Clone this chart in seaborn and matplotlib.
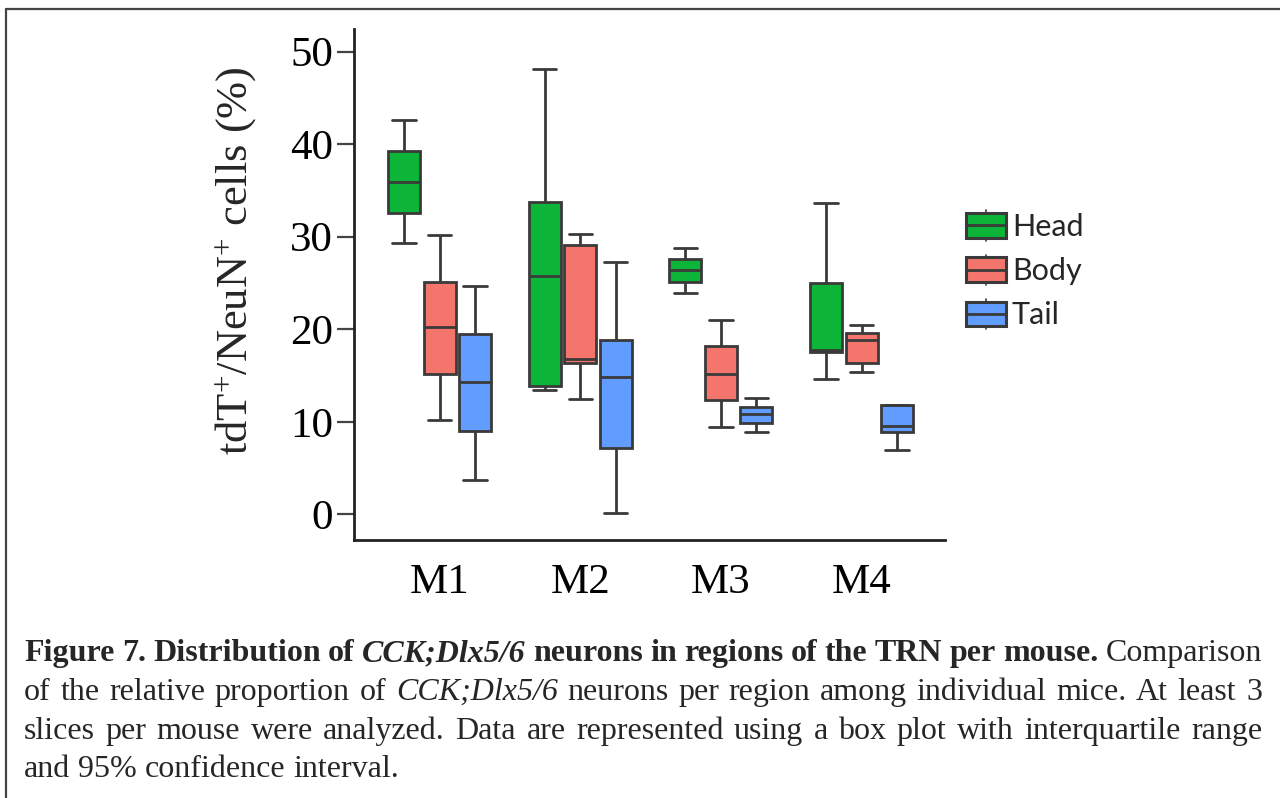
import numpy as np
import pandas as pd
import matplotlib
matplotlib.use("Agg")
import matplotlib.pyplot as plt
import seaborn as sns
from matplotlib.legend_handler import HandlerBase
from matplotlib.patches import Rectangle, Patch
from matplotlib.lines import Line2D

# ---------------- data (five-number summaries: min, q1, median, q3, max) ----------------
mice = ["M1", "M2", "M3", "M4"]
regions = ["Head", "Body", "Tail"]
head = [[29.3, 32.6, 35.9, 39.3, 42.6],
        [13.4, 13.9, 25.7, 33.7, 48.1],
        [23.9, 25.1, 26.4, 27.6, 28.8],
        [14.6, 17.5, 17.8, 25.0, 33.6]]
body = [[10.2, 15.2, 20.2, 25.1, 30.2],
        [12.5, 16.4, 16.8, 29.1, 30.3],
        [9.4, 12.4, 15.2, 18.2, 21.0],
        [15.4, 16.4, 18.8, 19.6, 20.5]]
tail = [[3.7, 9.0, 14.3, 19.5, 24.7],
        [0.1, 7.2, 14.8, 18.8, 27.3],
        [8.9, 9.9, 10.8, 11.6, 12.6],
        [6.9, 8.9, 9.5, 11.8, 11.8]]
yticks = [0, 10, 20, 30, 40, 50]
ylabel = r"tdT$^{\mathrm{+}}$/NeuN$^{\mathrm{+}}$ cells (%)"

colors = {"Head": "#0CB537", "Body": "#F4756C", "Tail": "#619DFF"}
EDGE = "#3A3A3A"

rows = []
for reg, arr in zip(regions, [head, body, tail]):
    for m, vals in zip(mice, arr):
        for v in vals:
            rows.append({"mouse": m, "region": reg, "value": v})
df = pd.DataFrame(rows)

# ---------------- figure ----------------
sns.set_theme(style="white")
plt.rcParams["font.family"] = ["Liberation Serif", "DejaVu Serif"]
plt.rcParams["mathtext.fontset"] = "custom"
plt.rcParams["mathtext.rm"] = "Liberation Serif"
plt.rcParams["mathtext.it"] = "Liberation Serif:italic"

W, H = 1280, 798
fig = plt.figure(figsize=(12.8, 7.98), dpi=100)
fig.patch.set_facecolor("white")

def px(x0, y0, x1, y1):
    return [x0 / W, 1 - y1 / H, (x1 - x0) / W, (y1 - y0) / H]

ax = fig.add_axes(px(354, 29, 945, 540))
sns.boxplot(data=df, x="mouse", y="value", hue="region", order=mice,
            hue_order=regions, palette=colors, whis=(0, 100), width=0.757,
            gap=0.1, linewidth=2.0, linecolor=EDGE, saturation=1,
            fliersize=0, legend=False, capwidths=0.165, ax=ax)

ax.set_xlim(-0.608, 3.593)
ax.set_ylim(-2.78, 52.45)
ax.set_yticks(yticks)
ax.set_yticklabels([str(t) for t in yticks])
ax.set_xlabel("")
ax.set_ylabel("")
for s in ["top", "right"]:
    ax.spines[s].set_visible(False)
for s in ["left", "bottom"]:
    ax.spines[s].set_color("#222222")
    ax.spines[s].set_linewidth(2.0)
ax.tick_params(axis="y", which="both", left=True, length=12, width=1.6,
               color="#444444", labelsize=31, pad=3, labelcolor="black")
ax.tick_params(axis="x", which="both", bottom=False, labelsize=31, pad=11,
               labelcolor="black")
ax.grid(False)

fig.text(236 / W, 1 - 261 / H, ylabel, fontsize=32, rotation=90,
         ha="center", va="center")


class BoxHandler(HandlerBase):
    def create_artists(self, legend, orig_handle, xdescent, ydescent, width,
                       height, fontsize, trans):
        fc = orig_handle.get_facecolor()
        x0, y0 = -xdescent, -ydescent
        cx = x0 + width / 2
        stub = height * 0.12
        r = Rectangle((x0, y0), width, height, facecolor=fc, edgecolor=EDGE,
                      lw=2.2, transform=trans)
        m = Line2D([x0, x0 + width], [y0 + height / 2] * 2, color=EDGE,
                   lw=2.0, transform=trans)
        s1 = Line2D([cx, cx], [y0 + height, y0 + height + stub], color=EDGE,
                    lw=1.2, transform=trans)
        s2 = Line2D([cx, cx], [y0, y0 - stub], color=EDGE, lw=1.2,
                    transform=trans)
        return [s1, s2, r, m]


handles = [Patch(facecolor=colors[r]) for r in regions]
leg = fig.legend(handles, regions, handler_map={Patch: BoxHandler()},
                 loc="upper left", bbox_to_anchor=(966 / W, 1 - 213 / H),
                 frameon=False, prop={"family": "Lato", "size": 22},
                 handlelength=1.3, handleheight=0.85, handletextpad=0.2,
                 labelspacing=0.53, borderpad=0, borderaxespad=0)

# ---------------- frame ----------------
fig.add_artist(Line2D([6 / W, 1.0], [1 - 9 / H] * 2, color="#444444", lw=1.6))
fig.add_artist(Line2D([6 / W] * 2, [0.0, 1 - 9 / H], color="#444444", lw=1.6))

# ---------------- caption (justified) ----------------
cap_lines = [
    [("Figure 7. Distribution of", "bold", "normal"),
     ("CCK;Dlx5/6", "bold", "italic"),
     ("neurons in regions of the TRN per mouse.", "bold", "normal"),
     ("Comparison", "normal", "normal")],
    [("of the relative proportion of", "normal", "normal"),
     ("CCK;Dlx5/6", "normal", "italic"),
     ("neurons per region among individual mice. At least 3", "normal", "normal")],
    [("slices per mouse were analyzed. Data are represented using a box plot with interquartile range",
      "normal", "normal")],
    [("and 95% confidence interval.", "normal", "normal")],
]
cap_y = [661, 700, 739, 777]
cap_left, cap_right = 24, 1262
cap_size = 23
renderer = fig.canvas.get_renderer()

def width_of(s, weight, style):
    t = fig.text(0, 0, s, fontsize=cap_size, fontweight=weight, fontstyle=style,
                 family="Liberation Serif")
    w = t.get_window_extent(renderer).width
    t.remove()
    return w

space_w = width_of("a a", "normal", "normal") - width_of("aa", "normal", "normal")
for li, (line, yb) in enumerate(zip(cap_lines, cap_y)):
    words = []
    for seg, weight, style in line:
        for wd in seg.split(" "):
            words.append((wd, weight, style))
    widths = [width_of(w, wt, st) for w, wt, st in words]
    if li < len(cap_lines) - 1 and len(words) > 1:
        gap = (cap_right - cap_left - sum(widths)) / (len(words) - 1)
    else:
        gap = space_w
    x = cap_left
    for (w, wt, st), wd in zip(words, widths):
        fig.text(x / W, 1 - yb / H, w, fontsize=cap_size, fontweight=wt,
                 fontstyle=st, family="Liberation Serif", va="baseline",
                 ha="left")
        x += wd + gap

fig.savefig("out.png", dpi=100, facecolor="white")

────────────────────────────────────────

▸ PROBLEM DESCRIPTION: Restate exactly, please, only the lines between the start of the data and the line containing "from matplotlib.lines import Line2D", both ends included, skipping the pictures.

▸ RESULT FOR THIS TASK:
Clone this chart in seaborn and matplotlib.
import numpy as np
import pandas as pd
import matplotlib
matplotlib.use("Agg")
import matplotlib.pyplot as plt
import seaborn as sns
from matplotlib.legend_handler import HandlerBase
from matplotlib.patches import Rectangle, Patch
from matplotlib.lines import Line2D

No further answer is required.